▸ **DO THIS**
Quote each line of the material verbatim, without the pictures.

▸ **DATA EXCERPT**
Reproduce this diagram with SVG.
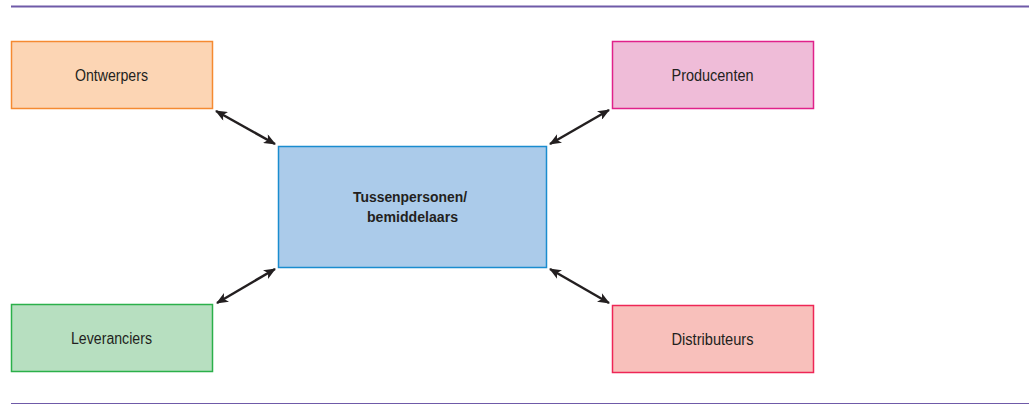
<svg xmlns="http://www.w3.org/2000/svg" width="1029" height="404" viewBox="0 0 1029 404">
<style>
.lbl{font-family:"Liberation Sans Narrow","Liberation Sans",Arial,sans-serif;font-size:16px;fill:#231f20;text-anchor:middle}
.bold{font-weight:bold;font-size:14.5px}
.conn line{stroke:#231f20;stroke-width:2.5;marker-start:url(#ah);marker-end:url(#ah)}
</style>
<defs>
<marker id="ah" viewBox="0 0 12 10" refX="11" refY="5" markerWidth="13" markerHeight="10" markerUnits="userSpaceOnUse" orient="auto-start-reverse">
<path d="M0,0 L12,5 L0,10 L3,5 Z" fill="#231f20"/>
</marker>
</defs>
<rect width="1029" height="404" fill="#fff"/>
<line x1="11" y1="6.5" x2="1029" y2="6.5" stroke="#6f5aa8" stroke-width="2"/>
<line x1="11" y1="403.5" x2="1029" y2="403.5" stroke="#6f5aa8" stroke-width="1"/>
<g id="ontwerpers">
<rect x="11.5" y="41.5" width="201" height="67" fill="#fcd5b4" stroke="#f58a31" stroke-width="1.5"/>
<text class="lbl" x="111.5" y="81" textLength="73" lengthAdjust="spacingAndGlyphs">Ontwerpers</text>
</g>
<g id="producenten">
<rect x="612.5" y="41.5" width="201" height="67" fill="#efbcd8" stroke="#e0218a" stroke-width="1.5"/>
<text class="lbl" x="712.5" y="81" textLength="82" lengthAdjust="spacingAndGlyphs">Producenten</text>
</g>
<g id="tussenpersonen">
<rect x="278.5" y="146.5" width="268" height="121" fill="#abcbea" stroke="#1a8ccf" stroke-width="1.5"/>
<text class="lbl bold" x="410" y="201.5" textLength="114" lengthAdjust="spacingAndGlyphs">Tussenpersonen/</text>
<text class="lbl bold" x="412.5" y="222.3" textLength="91" lengthAdjust="spacingAndGlyphs">bemiddelaars</text>
</g>
<g id="leveranciers">
<rect x="11.5" y="304.5" width="201" height="67" fill="#b7dfc0" stroke="#2bb04a" stroke-width="1.5"/>
<text class="lbl" x="111.5" y="343.5" textLength="81" lengthAdjust="spacingAndGlyphs">Leveranciers</text>
</g>
<g id="distributeurs">
<rect x="612.5" y="305.5" width="201" height="67" fill="#f8c0bb" stroke="#ee2656" stroke-width="1.5"/>
<text class="lbl" x="712.5" y="344.5" textLength="82" lengthAdjust="spacingAndGlyphs">Distributeurs</text>
</g>
<g id="connectors" class="conn">
<line x1="216" y1="111" x2="275" y2="144"/>
<line x1="550" y1="144" x2="609" y2="110"/>
<line x1="217" y1="303" x2="275" y2="269"/>
<line x1="550" y1="269" x2="609" y2="303"/>
</g>
</svg>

▸ **TASK ANSWER**
Reproduce this diagram with SVG.
<svg xmlns="http://www.w3.org/2000/svg" width="1029" height="404" viewBox="0 0 1029 404">
<style>
.lbl{font-family:"Liberation Sans Narrow","Liberation Sans",Arial,sans-serif;font-size:16px;fill:#231f20;text-anchor:middle}
.bold{font-weight:bold;font-size:14.5px}
.conn line{stroke:#231f20;stroke-width:2.5;marker-start:url(#ah);marker-end:url(#ah)}
</style>
<defs>
<marker id="ah" viewBox="0 0 12 10" refX="11" refY="5" markerWidth="13" markerHeight="10" markerUnits="userSpaceOnUse" orient="auto-start-reverse">
<path d="M0,0 L12,5 L0,10 L3,5 Z" fill="#231f20"/>
</marker>
</defs>
<rect width="1029" height="404" fill="#fff"/>
<line x1="11" y1="6.5" x2="1029" y2="6.5" stroke="#6f5aa8" stroke-width="2"/>
<line x1="11" y1="403.5" x2="1029" y2="403.5" stroke="#6f5aa8" stroke-width="1"/>
<g id="ontwerpers">
<rect x="11.5" y="41.5" width="201" height="67" fill="#fcd5b4" stroke="#f58a31" stroke-width="1.5"/>
<text class="lbl" x="111.5" y="81" textLength="73" lengthAdjust="spacingAndGlyphs">Ontwerpers</text>
</g>
<g id="producenten">
<rect x="612.5" y="41.5" width="201" height="67" fill="#efbcd8" stroke="#e0218a" stroke-width="1.5"/>
<text class="lbl" x="712.5" y="81" textLength="82" lengthAdjust="spacingAndGlyphs">Producenten</text>
</g>
<g id="tussenpersonen">
<rect x="278.5" y="146.5" width="268" height="121" fill="#abcbea" stroke="#1a8ccf" stroke-width="1.5"/>
<text class="lbl bold" x="410" y="201.5" textLength="114" lengthAdjust="spacingAndGlyphs">Tussenpersonen/</text>
<text class="lbl bold" x="412.5" y="222.3" textLength="91" lengthAdjust="spacingAndGlyphs">bemiddelaars</text>
</g>
<g id="leveranciers">
<rect x="11.5" y="304.5" width="201" height="67" fill="#b7dfc0" stroke="#2bb04a" stroke-width="1.5"/>
<text class="lbl" x="111.5" y="343.5" textLength="81" lengthAdjust="spacingAndGlyphs">Leveranciers</text>
</g>
<g id="distributeurs">
<rect x="612.5" y="305.5" width="201" height="67" fill="#f8c0bb" stroke="#ee2656" stroke-width="1.5"/>
<text class="lbl" x="712.5" y="344.5" textLength="82" lengthAdjust="spacingAndGlyphs">Distributeurs</text>
</g>
<g id="connectors" class="conn">
<line x1="216" y1="111" x2="275" y2="144"/>
<line x1="550" y1="144" x2="609" y2="110"/>
<line x1="217" y1="303" x2="275" y2="269"/>
<line x1="550" y1="269" x2="609" y2="303"/>
</g>
</svg>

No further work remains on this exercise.